[start]

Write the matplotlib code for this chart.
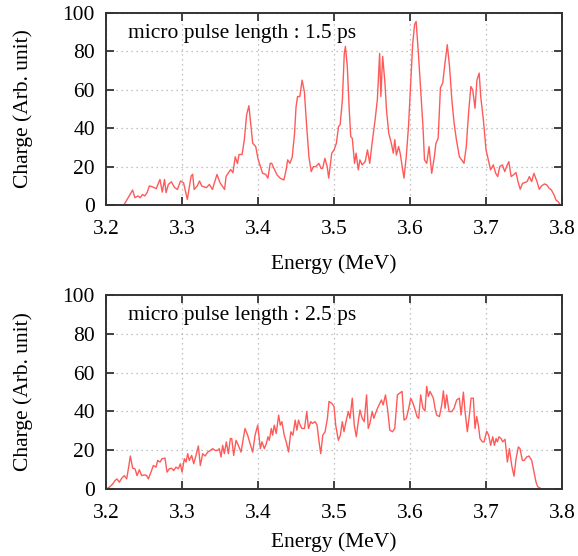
import matplotlib
matplotlib.use('Agg')
import matplotlib.pyplot as plt

# Dados (energia em MeV, carga em unidade arbitraria)
energia_15 = [
    3.224, 3.235, 3.238, 3.242, 3.245, 3.248, 3.251, 3.254, 3.257, 3.261,
    3.266, 3.271, 3.274, 3.277, 3.279, 3.282, 3.286, 3.290, 3.294, 3.298,
    3.302, 3.307, 3.312, 3.314, 3.316, 3.320, 3.323, 3.326, 3.332, 3.336,
    3.340, 3.346, 3.350, 3.356, 3.358, 3.364, 3.367, 3.370, 3.373, 3.375,
    3.379, 3.382, 3.385, 3.388, 3.393, 3.397, 3.400, 3.406, 3.410, 3.413,
    3.416, 3.418, 3.421, 3.425, 3.429, 3.434, 3.437, 3.439, 3.442, 3.445,
    3.448, 3.450, 3.452, 3.455, 3.458, 3.461, 3.464, 3.467, 3.470, 3.473,
    3.476, 3.480, 3.483, 3.485, 3.488, 3.491, 3.493, 3.497, 3.500, 3.503,
    3.506, 3.508, 3.511, 3.5135, 3.515, 3.5175, 3.520, 3.522, 3.524, 3.527,
    3.529, 3.532, 3.534, 3.537, 3.541, 3.544, 3.547, 3.550, 3.554, 3.557,
    3.560, 3.5616, 3.564, 3.567, 3.569, 3.572, 3.5755, 3.578, 3.580, 3.582,
    3.585, 3.587, 3.592, 3.595, 3.598, 3.601, 3.6035, 3.606, 3.608, 3.611,
    3.614, 3.617, 3.619, 3.622, 3.625, 3.6285, 3.632, 3.634, 3.637, 3.640,
    3.643, 3.646, 3.649, 3.652, 3.655, 3.658, 3.661, 3.665, 3.668, 3.671,
    3.674, 3.677, 3.680, 3.6825, 3.6855, 3.688, 3.691, 3.693, 3.6965, 3.700,
    3.703, 3.706, 3.7096, 3.7127, 3.7154, 3.718, 3.7215, 3.7246, 3.727, 3.730,
    3.733, 3.736, 3.7395, 3.742, 3.745, 3.748, 3.751, 3.754, 3.757, 3.760,
    3.763, 3.767, 3.770, 3.773, 3.777, 3.780, 3.783, 3.786, 3.7895, 3.792,
    3.795, 3.797,
]
carga_15 = [
    0.3, 7.8, 3.8, 4.7, 3.8, 5.5, 4.7, 6.4, 9.9, 9.5,
    8.5, 13.3, 6.7, 13.3, 6.4, 10.7, 12.1, 9.2, 8.1, 12.5,
    11.6, 2.9, 15.1, 16.0, 8.1, 9.9, 12.5, 9.9, 9.0, 10.7,
    8.1, 15.9, 11.6, 8.1, 14.9, 18.5, 16.8, 25.1, 21.6, 26.3,
    26.3, 34.0, 47.0, 51.7, 32.2, 30.4, 24.0, 16.5, 16.0, 14.0,
    21.7, 21.7, 19.0, 15.7, 14.0, 13.0, 18.3, 23.5, 21.7, 25.0,
    37.0, 51.0, 56.5, 56.5, 65.0, 59.0, 41.0, 25.0, 17.4, 20.0,
    20.0, 21.7, 19.0, 19.0, 24.3, 20.0, 14.0, 27.0, 28.7, 32.0,
    41.0, 41.7, 54.8, 79.0, 82.6, 72.0, 49.6, 35.6, 34.8, 21.7,
    27.0, 18.3, 23.5, 20.9, 22.6, 28.7, 21.7, 32.0, 44.3, 54.8,
    79.0, 56.5, 77.4, 63.5, 49.6, 37.4, 32.0, 27.0, 34.0, 26.0,
    30.4, 27.0, 14.0, 25.0, 41.0, 65.0, 84.0, 94.0, 95.6, 79.0,
    60.0, 41.0, 23.5, 21.7, 30.4, 16.5, 25.0, 32.0, 34.8, 61.0,
    63.5, 74.0, 83.5, 72.0, 54.8, 42.6, 34.0, 25.0, 23.5, 21.7,
    30.4, 47.8, 61.7, 60.0, 50.4, 65.0, 68.7, 56.5, 44.3, 28.7,
    23.5, 18.3, 20.9, 16.5, 14.8, 20.0, 20.9, 17.4, 20.0, 22.6,
    14.8, 15.7, 16.9, 12.2, 8.2, 11.3, 11.7, 12.2, 14.8, 12.2,
    16.5, 12.2, 8.2, 9.9, 11.0, 10.4, 8.7, 7.8, 5.2, 2.6,
    1.7, 0.5,
]

energia_25 = [
    3.2013, 3.2044, 3.2088, 3.2118, 3.2145, 3.2175, 3.2206, 3.2241, 3.2272, 3.2298,
    3.2320, 3.2351, 3.2382, 3.2408, 3.2439, 3.2469, 3.2504, 3.2535, 3.2557, 3.2592,
    3.2623, 3.2658, 3.2680, 3.2711, 3.2737, 3.2776, 3.2803, 3.2833, 3.2864, 3.2890,
    3.2921, 3.2952, 3.2978, 3.3000, 3.3031, 3.3053, 3.3075, 3.3096, 3.3127, 3.3154,
    3.3184, 3.3215, 3.3241, 3.3272, 3.3303, 3.3338, 3.3373, 3.3404, 3.3434, 3.3469,
    3.3491, 3.3513, 3.3535, 3.3557, 3.3583, 3.3610, 3.3636, 3.3654, 3.3680, 3.3711,
    3.3741, 3.3776, 3.3807, 3.3829, 3.3864, 3.3895, 3.3930, 3.3961, 3.3996, 3.4031,
    3.4052, 3.4083, 3.4109, 3.4131, 3.4148, 3.4175, 3.4192, 3.4214, 3.4240, 3.4271,
    3.4293, 3.4314, 3.4345, 3.4371, 3.4402, 3.4432, 3.4459, 3.4489, 3.4511, 3.4533,
    3.4555, 3.4576, 3.4611, 3.4642, 3.4664, 3.4694, 3.4716, 3.4751, 3.4777, 3.4803,
    3.4825, 3.4852, 3.4882, 3.4913, 3.4934, 3.4969, 3.5000, 3.5022, 3.5057, 3.5083,
    3.5109, 3.5131, 3.5157, 3.5188, 3.5210, 3.5240, 3.5266, 3.5293, 3.5319, 3.5341,
    3.5371, 3.5397, 3.5428, 3.5450, 3.5472, 3.5502, 3.5524, 3.5546, 3.5572, 3.5603,
    3.5624, 3.5646, 3.5677, 3.5703, 3.5734, 3.5769, 3.5799, 3.5834, 3.5865, 3.5895,
    3.5921, 3.5952, 3.5983, 3.6009, 3.6039, 3.6061, 3.6092, 3.6114, 3.6140, 3.6170,
    3.6197, 3.6219, 3.6241, 3.6263, 3.6285, 3.6307, 3.6329, 3.6351, 3.6386, 3.6417,
    3.6439, 3.6461, 3.6482, 3.6513, 3.6548, 3.6579, 3.6614, 3.6649, 3.6671, 3.6702,
    3.6724, 3.6754, 3.6781, 3.6803, 3.6833, 3.6855, 3.6877, 3.6899, 3.6921, 3.6952,
    3.6974, 3.7009, 3.7035, 3.7061, 3.7088, 3.7110, 3.7132, 3.7149, 3.7171, 3.7197,
    3.7219, 3.7250, 3.7281, 3.7307, 3.7338, 3.7368, 3.7395, 3.7425, 3.7447, 3.7478,
    3.7500, 3.7535, 3.7566, 3.7601, 3.7632, 3.7658, 3.7680, 3.7711,
]
carga_25 = [
    0.3, 0.9, 2.6, 4.3, 5.2, 3.5, 5.5, 6.9, 5.2, 11.3,
    17.0, 10.7, 10.4, 6.9, 9.9, 6.9, 7.3, 6.9, 5.2, 8.7,
    12.1, 11.3, 14.7, 13.9, 15.6, 15.9, 8.7, 10.4, 10.7, 9.5,
    11.3, 10.4, 13.0, 8.7, 15.6, 13.9, 18.2, 14.7, 17.3, 13.0,
    17.3, 22.2, 12.1, 18.2, 17.0, 19.0, 19.9, 20.8, 19.9, 19.9,
    20.8, 16.5, 22.5, 18.2, 24.3, 18.2, 26.0, 26.0, 17.3, 25.1,
    22.5, 19.0, 26.0, 31.2, 27.7, 23.4, 19.0, 27.7, 32.9, 20.8,
    24.3, 20.8, 23.4, 26.9, 25.1, 31.2, 27.7, 32.9, 28.6, 38.1,
    32.9, 34.7, 27.7, 24.3, 19.1, 29.5, 27.7, 35.5, 30.3, 35.5,
    32.9, 31.2, 31.2, 39.9, 31.2, 34.7, 33.8, 34.7, 32.9, 24.3,
    18.2, 27.7, 29.5, 36.4, 45.1, 44.2, 42.5, 32.9, 25.1, 27.7,
    34.7, 29.5, 34.7, 39.9, 36.4, 46.8, 32.9, 26.9, 34.7, 40.7,
    36.4, 34.7, 48.5, 31.2, 33.8, 39.9, 36.4, 39.0, 41.6, 44.2,
    45.9, 43.3, 48.5, 41.6, 30.3, 29.5, 31.2, 48.5, 49.4, 50.3,
    35.5, 36.4, 41.6, 46.8, 44.2, 41.6, 37.3, 36.4, 48.5, 41.6,
    40.2, 52.9, 47.7, 50.3, 48.5, 46.8, 41.6, 38.1, 37.3, 43.3,
    50.6, 41.6, 48.5, 39.9, 39.9, 41.6, 45.9, 46.8, 38.1, 49.9,
    39.9, 29.5, 38.1, 46.8, 46.8, 31.2, 37.3, 32.9, 26.0, 24.3,
    24.3, 29.8, 27.7, 22.5, 26.9, 22.5, 26.0, 24.3, 26.9, 26.0,
    24.3, 25.6, 13.9, 20.8, 12.1, 6.6, 15.6, 21.7, 20.8, 14.7,
    14.7, 16.5, 17.0, 14.7, 8.7, 3.5, 1.2, 0.5,
]

rotulos = ['micro pulse length : 1.5 ps', 'micro pulse length : 2.5 ps']

plt.rcParams['font.family'] = ['Liberation Serif', 'DejaVu Serif']
plt.rcParams['font.size'] = 15.5

fig = plt.figure(figsize=(5.78, 5.56), dpi=100)
ax1 = fig.add_axes([0.1834, 0.6313, 0.789, 0.3453])
ax2 = fig.add_axes([0.1834, 0.1205, 0.789, 0.349])


def desenhar(ax, x, y, rotulo, pad_x):
    ax.plot(x, y, color='#ff5a5a', lw=1.0)
    ax.set_xlim(3.2, 3.8)
    ax.set_ylim(0, 100)
    ax.set_xticks([3.2, 3.3, 3.4, 3.5, 3.6, 3.7, 3.8])
    ax.set_yticks([0, 20, 40, 60, 80, 100])
    ax.grid(True, linestyle=(0, (1, 3)), color='#b0b0b0', lw=0.9)
    ax.tick_params(direction='in', top=True, right=True, length=6, width=1.3,
                   colors='#333333', labelcolor='black')
    ax.tick_params(axis='x', pad=10.5)
    ax.tick_params(axis='y', pad=8)
    for s in ax.spines.values():
        s.set_linewidth(1.4)
        s.set_color('#333333')
    ax.set_xlabel('Energy (MeV)', labelpad=pad_x)
    ax.set_ylabel('Charge (Arb. unit)', labelpad=21)
    ax.text(0.048, 0.895, rotulo, transform=ax.transAxes, va='center', ha='left')


desenhar(ax1, energia_15, carga_15, rotulos[0], 11)
desenhar(ax2, energia_25, carga_25, rotulos[1], 7)

fig.savefig('out.png', dpi=100)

[end]

Repeat only the lines between the start of the data and the line with "import matplotlib.pyplot as plt", including those two lines, and skip the pictures.

§ **Right answer**:
Write the matplotlib code for this chart.
import matplotlib
matplotlib.use('Agg')
import matplotlib.pyplot as plt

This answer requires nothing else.